Given life’s hectic pace, you might be too preoccupied to notice the effects of techno-stress. So here are ten warning signs to look for:

1 - That pain between your thumb and wrist.
2 - You start using your thumb to ring doorbells or to point directions.
3 - You start breakfast conversation by mentioning how many emails you answered last night.
4 - Your business card lists a general phone number, a direct line, an 800 number, a cell number, a facsimile number, a voice mail number, your home phone line, pager number, along with obligatory email and web site addresses. Double techno-stress points if you list offices in two or more states.
5 - A 50-foot spruce tree falls on your house in a wind storm. Your spouse is concerned about the roof. You worry about your DSL connection.
6 - You’re driving a stick-shift up a twisting mountain road, scrolling through your cell phone directory looking for a number, when the car in front of you stops suddenly. You jam on the brakes, your car stalls out, and starts sliding back toward the car coming up behind you. (Or a similar near-hit with a contributing tech factor.)
7 - Your plane reaches the gate and you have an involuntary reflex reaction: you reach for your cell. Or you leave the lobby of a customer and without thinking whip out your Blackberry or mobile. Can’t wait ’til you get back to your car? Double techno-stress points.
8 - A colleague critiques your report in a meeting in a manner you find rude and baseless. Instead of facing him afterward, or phoning him, you email your grievances.
9 - You find that more contact with your family (calls at work, text messages, etc.) leads to greater dysfunctionality.
10 - You doze off while reading this quote from David Greenfield, a Connecticut psychologist who specializes in high-tech issues: “Our culture is about distraction, numbing oneself. There is no self-reflection, no sitting still. It’s absolutely exhausting.”

Your inner Luddite

OK, if you’re feeling evidence of techno numbness and can’t sit still, what’s the antidote? An Internet search using keywords “techno stress” offered these recommendations:

First, speaking of Internet searches, if you don’t find what you’re looking for after the first two pages of links, stop. Ignore the other 537,864 listings.

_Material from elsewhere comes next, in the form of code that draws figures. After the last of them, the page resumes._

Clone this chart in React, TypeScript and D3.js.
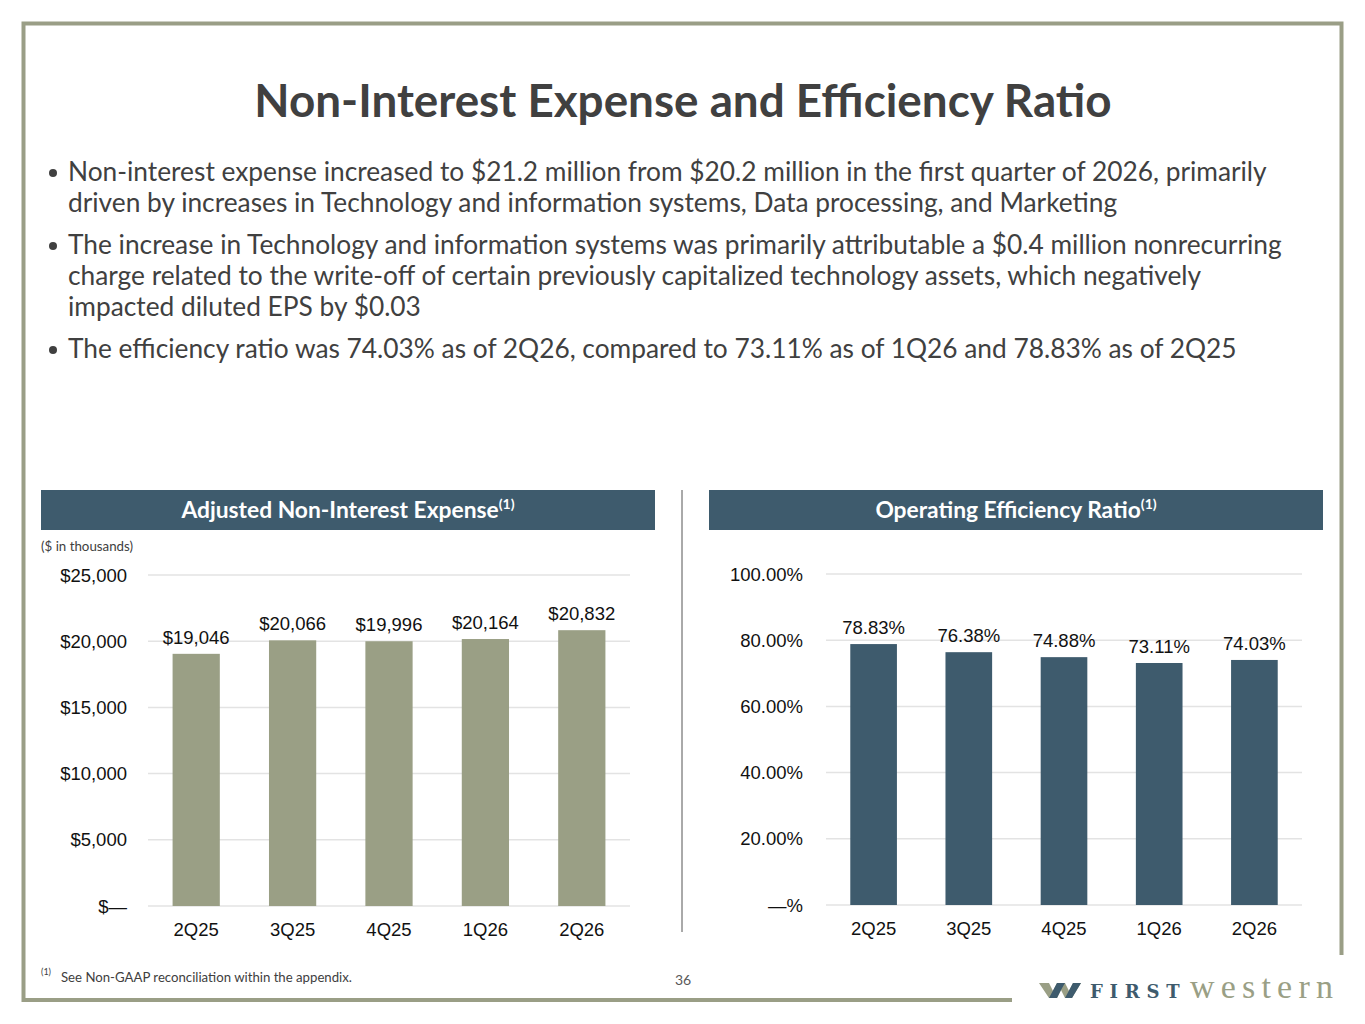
import * as d3 from 'd3';

const quarters = ['2Q25', '3Q25', '4Q25', '1Q26', '2Q26'];
const expenseValues = [19046, 20066, 19996, 20164, 20832];
const efficiencyValues = [78.83, 76.38, 74.88, 73.11, 74.03];
const expenseTicks = [0, 5000, 10000, 15000, 20000, 25000];
const efficiencyTicks = [0, 20, 40, 60, 80, 100];

const bullets = [
  [
    'Non-interest expense increased to $21.2 million from $20.2 million in the first quarter of 2026, primarily',
    'driven by increases in Technology and information systems, Data processing, and Marketing',
  ],
  [
    'The increase in Technology and information systems was primarily attributable a $0.4 million nonrecurring',
    'charge related to the write-off of certain previously capitalized technology assets, which negatively',
    'impacted diluted EPS by $0.03',
  ],
  ['The efficiency ratio was 74.03% as of 2Q26, compared to 73.11% as of 1Q26 and 78.83% as of 2Q25'],
];

const OLIVE = '#9a9f85';
const SLATE = '#3e5b6d';
const FRAME = '#9a9e86';
const TEXT = '#404040';
const GRID = '#e3e3e3';
const CHART_FONT = '"Liberation Sans", Arial, sans-serif';
const LATO = 'Lato, "Open Sans", sans-serif';

const fmtDollar = (v: number) => (v === 0 ? '$—' : '$' + d3.format(',')(v));
const fmtPct = (v: number) => (v === 0 ? '—%' : v.toFixed(2) + '%');

interface BarPanelProps {
  values: number[];
  ticks: number[];
  yMax: number;
  x0: number;
  x1: number;
  y0: number;
  y1: number;
  labelRight: number;
  color: string;
  tickFormat: (v: number) => string;
  valueFormat: (v: number) => string;
}

function BarPanel({ values, ticks, yMax, x0, x1, y0, y1, labelRight, color, tickFormat, valueFormat }: BarPanelProps) {
  const x = d3.scaleBand<string>().domain(quarters).range([x0, x1]).paddingInner(0.51).paddingOuter(0.255);
  const y = d3.scaleLinear().domain([0, yMax]).range([y0, y1]);

  return (
    <g fontFamily={CHART_FONT}>
      {ticks.map((t) => (
        <g key={t}>
          <line x1={x0} x2={x1} y1={y(t)} y2={y(t)} stroke={GRID} strokeWidth={1.5} />
          <text x={labelRight} y={y(t)} dy="0.36em" textAnchor="end" fontSize={18.5} fill="#111">
            {tickFormat(t)}
          </text>
        </g>
      ))}
      {values.map((v, i) => (
        <g key={quarters[i]}>
          <rect x={x(quarters[i])} y={y(v)} width={x.bandwidth()} height={y(0) - y(v)} fill={color} />
          <text
            x={(x(quarters[i]) ?? 0) + x.bandwidth() / 2}
            y={y(v) - 10}
            textAnchor="middle"
            fontSize={18.5}
            fill="#111"
          >
            {valueFormat(v)}
          </text>
          <text
            x={(x(quarters[i]) ?? 0) + x.bandwidth() / 2}
            y={y(0) + 30}
            textAnchor="middle"
            fontSize={18.5}
            fill="#111"
          >
            {quarters[i]}
          </text>
        </g>
      ))}
    </g>
  );
}

function Header({ x, width, label }: { x: number; width: number; label: string }) {
  return (
    <g>
      <rect x={x} y={490} width={width} height={40} fill={SLATE} />
      <text x={x + width / 2} y={518} textAnchor="middle" fontFamily={LATO} fontWeight={700} fontSize={22.8} fill="#fff">
        {label}
        <tspan fontSize={14} dy={-9}>(1)</tspan>
      </text>
    </g>
  );
}

export default function App() {
  let lineY = 181;
  const bulletLines: { text: string; y: number; first: boolean }[] = [];
  bullets.forEach((b) => {
    b.forEach((t, j) => {
      bulletLines.push({ text: t, y: lineY, first: j === 0 });
      lineY += 31;
    });
    lineY += 11;
  });

  return (
    <svg
      width={1365}
      height={1024}
      style={{ position: 'absolute', left: 0, top: 0, background: '#fff' }}
    >
      {/* frame */}
      <path d="M1012,1000 H23.5 V23.5 H1341.5 V955" fill="none" stroke={FRAME} strokeWidth={4} />

      <text x={683} y={117} textAnchor="middle" fontFamily={LATO} fontWeight={700} fontSize={45.8} fill={TEXT}>
        Non-Interest Expense and Efficiency Ratio
      </text>

      <g fontFamily={LATO} fontSize={26.3} fill={TEXT}>
        {bulletLines.map((l, i) => (
          <g key={i}>
            {l.first && <circle cx={53} cy={l.y - 8} r={4} fill={TEXT} />}
            <text x={68} y={l.y}>
              {l.text}
            </text>
          </g>
        ))}
      </g>

      <Header x={41} width={614} label="Adjusted Non-Interest Expense" />
      <Header x={709} width={614} label="Operating Efficiency Ratio" />

      <text x={41} y={551} fontFamily={LATO} fontSize={13.3} fill={TEXT}>
        ($ in thousands)
      </text>

      <line x1={682} x2={682} y1={490} y2={932} stroke="#555" strokeWidth={1} />

      <BarPanel
        values={expenseValues}
        ticks={expenseTicks}
        yMax={25000}
        x0={148}
        x1={630}
        y0={906}
        y1={575}
        labelRight={127}
        color={OLIVE}
        tickFormat={fmtDollar}
        valueFormat={fmtDollar}
      />
      <BarPanel
        values={efficiencyValues}
        ticks={efficiencyTicks}
        yMax={100}
        x0={826}
        x1={1302}
        y0={905}
        y1={574}
        labelRight={803}
        color={SLATE}
        tickFormat={fmtPct}
        valueFormat={fmtPct}
      />

      {/* footnote */}
      <g fontFamily={LATO} fill={TEXT}>
        <text x={41} y={975} fontSize={9}>(1)</text>
        <text x={61} y={982} fontSize={13.2}>See Non-GAAP reconciliation within the appendix.</text>
      </g>
      <text x={683} y={985} textAnchor="middle" fontFamily={LATO} fontSize={14} fill="#595959">
        36
      </text>

      {/* logo */}
      <g>
        <polygon
          points="1039,983 1049,983 1053,991 1057,983 1065,983 1069,991 1073,983 1081,983 1072,998 1065,998 1061,990 1057,998 1049,998"
          fill={OLIVE}
        />
        <polygon points="1057,983 1065,983 1061,990 1057,998 1049,998" fill={SLATE} />
        <polygon points="1073,983 1081,983 1072,998 1065,998" fill={SLATE} />
        <text x={1090} y={998} fontFamily='"DejaVu Serif", "Liberation Serif", serif' fontWeight={700} fontSize={18} letterSpacing={6.8} fill={SLATE}>
          FIRST
        </text>
        <text x={1190} y={998} fontFamily='"Liberation Serif", "DejaVu Serif", serif' fontSize={34} letterSpacing={6.2} fill={OLIVE}>
          western
        </text>
      </g>
    </svg>
  );
}
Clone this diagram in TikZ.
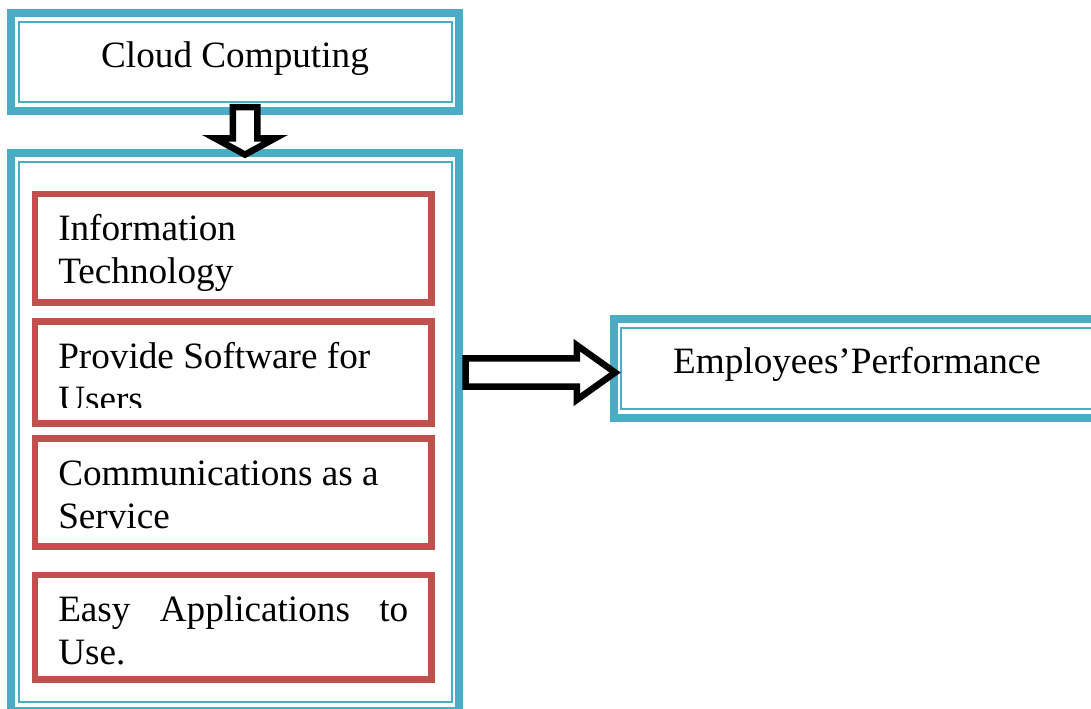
\documentclass[tikz,border=0pt]{standalone}
\usepackage{fontspec}
\setmainfont{Liberation Serif}
\usepackage{tikz}
\usetikzlibrary{shapes.arrows, positioning, calc}
\definecolor{frameblue}{HTML}{4BACC6}
\definecolor{itemred}{HTML}{C0504D}
\hyphenpenalty=10000

\begin{document}
\begin{tikzpicture}[
        x=0.5pt, y=-0.5pt,
        font=\fontsize{18.6pt}{21.5pt}\selectfont,
        outerbox/.style={
            draw=frameblue,
            line width=4pt,
            inner sep=0pt,
            outer sep=0pt
        },
        innerline/.style={
            draw=frameblue,
            line width=1pt
        },
        itembox/.style={
            draw=itemred,
            line width=3.25pt,
            text width=175pt,
            inner xsep=11.625pt,
            inner ysep=0pt,
            outer sep=0pt,
            text height=23.25pt,
            align=flush left
        },
        blockarrow/.style={
            single arrow,
            draw=black,
            fill=white,
            line width=3.25pt,
            inner sep=0pt,
            outer sep=0pt,
            text depth=0pt,
            minimum width=0pt
        }
    ]

    \useasboundingbox (0,0) rectangle (1091,708);
    \clip (0,0) rectangle (1091,708);

    % frames
    \node[outerbox, minimum width=224pt, minimum height=48.75pt, text height=13pt, text depth=7.75pt] (cloud) at (235,61.75) {Cloud Computing};
    \node[outerbox, minimum width=224pt, minimum height=279.25pt] (frame) at (235,431.75) {};
    \node[outerbox, minimum width=243.5pt, minimum height=49.25pt, text height=12.5pt, text depth=7.75pt] (emp) at (857,368.25) {Employees’Performance};

    \foreach \n in {cloud, frame, emp}
        \draw[innerline] ([shift={(7.5,9)}]\n.north west) rectangle ([shift={(-7.5,-9)}]\n.south east);

    % items
    \node[itembox, text depth=31pt, below=20.75pt of frame.north, xshift=-0.875pt] (infotech) {Information Technology};
    \begin{scope}
        \clip (0,0) rectangle (1091,407.5);
        \node[itembox, text depth=27.75pt, below=9.6pt of infotech] (software) {Provide Software for Users};
    \end{scope}
    \draw[itemred, line width=3.25pt] (software.south west) rectangle (software.north east);
    \node[itembox, text depth=30.75pt, below=7.5pt of software] (commserv) {Communications as a Service};
    \node[itembox, text depth=29pt, below=14.25pt of commserv, align=justify] (easyapps) {Easy Applications to Use.};

    % arrows
    \node[blockarrow, rotate=-90, anchor=tail, text height=9pt, minimum height=23.8pt,
        single arrow head extend=8.875pt, single arrow tip angle=123] (downarrow) at ([shift={(10,-3.5)}]cloud.south) {};
    \node[blockarrow, anchor=tail, text height=10.95pt, minimum height=74.8pt,
        single arrow head extend=6.575pt, single arrow tip angle=71] (rightarrow) at ($(frame.east |- emp.west)+(6.5,4.25)$) {};

\end{tikzpicture}
\end{document}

Turn off all phones during family meal times — that’s if you have family meals.

Alternate with your spouse the days you will be “on call” for your kids. “Sorry about that migraine Johnny, but your mother’s on call today. Want her number?”

Keep your emails short. “Tank car derailed. More later.”

Take a gadget break. Do something completely different. Change the oil in your car.

Walk the dog. Find your inner Luddite.